It’s an interesting case from the legal perspective: under international law, objects carried on a merchant vessel are fair game for salvage, but those on a warship continue to belong to the nation-state. Stemm, however, argues that the coins were being carried by the warship under contract to a third party, and thus were never really government property. The case is currently in US District Court in Florida.
As usually happens when I read about archaeology in the news, the whole case degenerates into ambiguity and contradiction the more I think about it. Greg Stemm runs one of these private salvage outfits, which don’t quite merit the word ‘archaeology’ since their point is to haul up giant piles of precious metals and sell them to coin collectors. I dislike the way that salvage types hide their quest for personal enrichment under a mantle of scientific earnestness.
The government of Spain, naturally, feels aggrieved at Stemm’s discovery:
"The ship is the history and national patrimony of Spain, not a site that may be covertly stripped of valuables to sell to collectors.

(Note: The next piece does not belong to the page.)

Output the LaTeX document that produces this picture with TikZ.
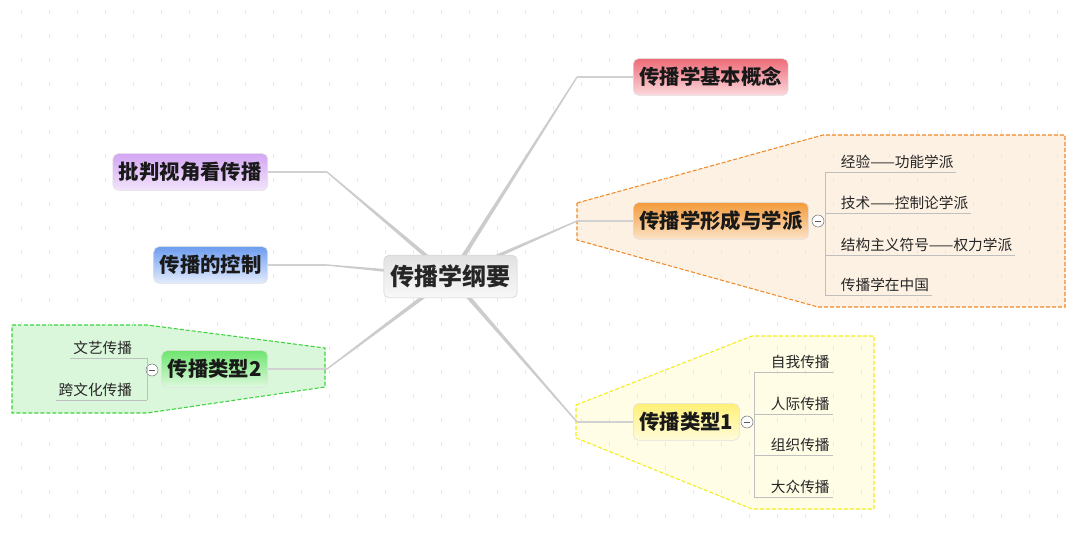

Odyssey was well aware that it is off limits,” said Spain’s American attorney in the case, James Goold.This would be fine if the artifacts in this case didn’t have such a sinister side. Nuestra Señora de las Mercedes got full of silver and gold because the Spanish crown enslaved millions of Indians and worked them to death in the mines of Potosí. It is true that slavery and imperialism are major parts of Spain’s “cultural patrimony”, but what the government is appealing to is simply generic, decontextualized nationalism. Spain wants to launder dirty money through the bank of noble principles: an oblivious move at best and a cynical one at worst.
Stemm, of course, has offered to “share” the booty:
“We suggested, ‘You know what? Let’s do a split here. You should have all the cultural artifacts.’ We said, if this is a Spanish shipwreck, we think that the cultural artifacts should go to Spain. We just think we should be properly rewarded for spending the money, doing great archaeology.”This is an amusing f-you gesture: we’ll give you the ‘cultural artifacts’ and keep the coins. This means what? Nails? Bits of wood and pottery? Some ship’s fittings? He has a good point, in that Spain wouldn’t probably give a damn about the archaeology of the wreck if $500m wasn’t involved. (I love his feeling that "great archaeology" deserves multi-million dollar payoffs. Sounds like a new lobbying agenda for AIA and SAA.)

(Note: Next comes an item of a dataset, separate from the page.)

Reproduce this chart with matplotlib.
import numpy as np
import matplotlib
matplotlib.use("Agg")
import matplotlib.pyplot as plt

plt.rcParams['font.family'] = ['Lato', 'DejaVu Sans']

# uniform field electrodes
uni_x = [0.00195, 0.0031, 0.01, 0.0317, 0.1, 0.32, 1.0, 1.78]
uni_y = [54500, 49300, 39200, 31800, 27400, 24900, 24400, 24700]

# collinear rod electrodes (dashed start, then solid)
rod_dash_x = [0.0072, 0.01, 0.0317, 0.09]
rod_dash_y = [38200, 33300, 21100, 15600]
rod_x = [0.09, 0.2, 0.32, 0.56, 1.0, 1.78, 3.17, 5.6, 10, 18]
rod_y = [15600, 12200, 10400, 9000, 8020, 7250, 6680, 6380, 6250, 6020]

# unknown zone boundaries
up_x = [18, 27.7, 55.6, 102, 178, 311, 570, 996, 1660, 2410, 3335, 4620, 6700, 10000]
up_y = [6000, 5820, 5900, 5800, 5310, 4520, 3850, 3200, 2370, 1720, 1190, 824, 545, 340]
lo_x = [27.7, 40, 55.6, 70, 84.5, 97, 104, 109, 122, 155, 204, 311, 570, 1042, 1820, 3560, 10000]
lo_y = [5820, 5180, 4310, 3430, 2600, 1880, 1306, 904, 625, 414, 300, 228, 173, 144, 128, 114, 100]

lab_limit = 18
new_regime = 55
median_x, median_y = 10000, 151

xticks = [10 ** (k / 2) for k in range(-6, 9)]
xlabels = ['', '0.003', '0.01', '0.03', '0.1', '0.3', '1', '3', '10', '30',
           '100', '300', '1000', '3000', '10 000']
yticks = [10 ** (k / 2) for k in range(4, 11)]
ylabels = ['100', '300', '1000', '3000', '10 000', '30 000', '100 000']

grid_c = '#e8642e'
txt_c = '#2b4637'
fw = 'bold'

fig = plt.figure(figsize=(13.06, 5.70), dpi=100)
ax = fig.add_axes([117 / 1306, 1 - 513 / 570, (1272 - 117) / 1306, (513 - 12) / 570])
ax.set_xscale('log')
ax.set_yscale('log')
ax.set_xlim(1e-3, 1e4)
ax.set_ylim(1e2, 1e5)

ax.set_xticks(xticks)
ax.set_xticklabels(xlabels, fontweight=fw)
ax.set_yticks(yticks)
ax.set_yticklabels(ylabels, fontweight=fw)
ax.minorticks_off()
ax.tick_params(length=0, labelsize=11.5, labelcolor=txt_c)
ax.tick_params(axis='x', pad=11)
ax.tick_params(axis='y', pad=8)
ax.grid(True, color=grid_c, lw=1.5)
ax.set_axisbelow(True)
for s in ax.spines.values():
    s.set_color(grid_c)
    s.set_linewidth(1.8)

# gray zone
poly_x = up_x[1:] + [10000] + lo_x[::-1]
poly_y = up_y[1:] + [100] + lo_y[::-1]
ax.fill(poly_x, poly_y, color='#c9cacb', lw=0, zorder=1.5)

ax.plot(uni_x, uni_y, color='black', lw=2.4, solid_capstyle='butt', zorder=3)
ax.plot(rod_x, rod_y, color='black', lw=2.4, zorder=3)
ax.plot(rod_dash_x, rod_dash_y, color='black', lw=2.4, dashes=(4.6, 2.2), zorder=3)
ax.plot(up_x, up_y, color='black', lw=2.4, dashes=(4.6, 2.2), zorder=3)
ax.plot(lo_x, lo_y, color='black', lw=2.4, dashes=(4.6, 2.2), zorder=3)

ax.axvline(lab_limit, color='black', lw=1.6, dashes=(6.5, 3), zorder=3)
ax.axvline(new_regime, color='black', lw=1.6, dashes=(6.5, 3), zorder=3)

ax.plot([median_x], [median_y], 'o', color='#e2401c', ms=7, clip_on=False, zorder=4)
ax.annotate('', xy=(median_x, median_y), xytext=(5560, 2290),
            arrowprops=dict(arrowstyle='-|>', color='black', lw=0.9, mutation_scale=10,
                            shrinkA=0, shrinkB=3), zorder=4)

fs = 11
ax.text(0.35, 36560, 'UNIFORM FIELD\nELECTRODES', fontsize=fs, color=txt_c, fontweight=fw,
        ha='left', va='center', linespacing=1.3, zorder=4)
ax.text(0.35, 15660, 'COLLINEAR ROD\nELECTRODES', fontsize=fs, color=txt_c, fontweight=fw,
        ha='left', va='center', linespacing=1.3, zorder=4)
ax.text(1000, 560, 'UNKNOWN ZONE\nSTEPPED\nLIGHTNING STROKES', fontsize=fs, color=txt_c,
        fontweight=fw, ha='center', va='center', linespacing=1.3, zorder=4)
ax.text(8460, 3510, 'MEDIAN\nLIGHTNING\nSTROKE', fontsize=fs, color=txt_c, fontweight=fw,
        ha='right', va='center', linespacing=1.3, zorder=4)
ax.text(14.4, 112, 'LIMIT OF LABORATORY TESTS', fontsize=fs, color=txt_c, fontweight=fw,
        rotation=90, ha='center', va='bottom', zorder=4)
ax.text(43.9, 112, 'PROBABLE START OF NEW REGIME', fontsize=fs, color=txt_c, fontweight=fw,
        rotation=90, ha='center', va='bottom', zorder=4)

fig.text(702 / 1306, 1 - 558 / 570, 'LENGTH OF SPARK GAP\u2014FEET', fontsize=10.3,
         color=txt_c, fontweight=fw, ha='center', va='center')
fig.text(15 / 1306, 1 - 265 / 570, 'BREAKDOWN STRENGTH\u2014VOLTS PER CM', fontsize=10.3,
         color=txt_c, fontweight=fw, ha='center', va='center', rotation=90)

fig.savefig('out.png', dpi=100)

The archaeological heritage of the ocean is vast and nearly untouched, and this case points out the need for better education and policy moves around salvage in international waters. I don’t particularly care if private interests excavate a shipwreck – especially because most governments have no plans to spend the millions of dollars required to do good underwater archaeology. But they should record their finds well and publish them in a timely way – something that I seriously doubt Stemm and his team will do. (Though I would love to be proved wrong.) It would also be much preferable to see salvors getting a percentage of the proceeds from shipwreck salvage, with the balance going to an international fund for heritage conservation.
Treasure ships like the Mercedes carried blood money from the holocaust that Spain wrought on the peoples of the Americas, and whoever recovers the money should treat it a such. My ideal solution to the legal wrangle? Stemm and Spain both take 10% of the proceeds from the ship, and the balance put into a reparations fund for development and education in indigenous communities in Latin America.